More “Behind The Scenes” About “Back To The Future!”
October 21, 20219:44 am
The movie was almost not called “Back To The Future.” Sid Sheinberg – the Head of Universal Studios – didn’t like the title “Back To The Future.” He sent a memo asking to change the name to “Spaceman From Pluto.” Producer Steven Spielberg stepped in, replying to Sheinberg’s memo with one of his own that simply said: “Sid, thanks for your most humorous memo. We all got a big kick out of it. Thanks, Steven.” Sheinberg did not reply to Spielberg’s memo.
Marty’s surname was, originally, not McFly, but McDermott.
The famous clocktower climax to the movie wasn’t part of the script. Instead, Marty and Doc were supposed to visit a nuclear test site in Nevada and a nuclear explosion would send the DeLorean back to the future. This was changed because the whole sequence would have proved too expensive.
The final scene originally didn’t play out how it does in the film, with Doc turning back up at Marty’s house and taking him and Jennifer on another adventure. It originally ended with George looking at a 1955 newspaper with a picture of Marty playing Johnny B. Goode on stage, and saying, “It can’t be. But it is…”
Originally, the time machine wasn’t a DeLorean. In the first drafts, the time machine was an actual time chamber – a room that Marty would go into and be zapped back in time. That then changed to a big, 1950s-style refrigerator that Marty would climb into. The production team became worried about children climbing into refrigerators and becoming trapped…so they dropped the idea.

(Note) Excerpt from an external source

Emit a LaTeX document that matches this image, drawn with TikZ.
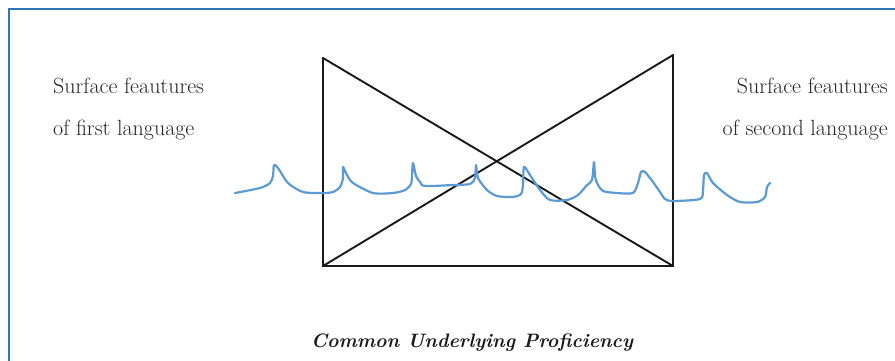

Michael J. Fox wasn’t originally cast as Marty – Eric Stoltz got the part…after John Cusack, Charlie Sheen, Ralph Macchio, and Johnny Depp lost out. Apparently, they got about six weeks into production and the producers realized that Stoltz – while a great actor – didn’t have the comedic timing they were looking for. The switch was made behind the scenes and everyone found out during a nighttime shoot when they were about halfway through the project. When Fox came on board, it was with the understanding that his work on “Family Ties” came first. In fact, he shot the TV show during the day…and the film at night.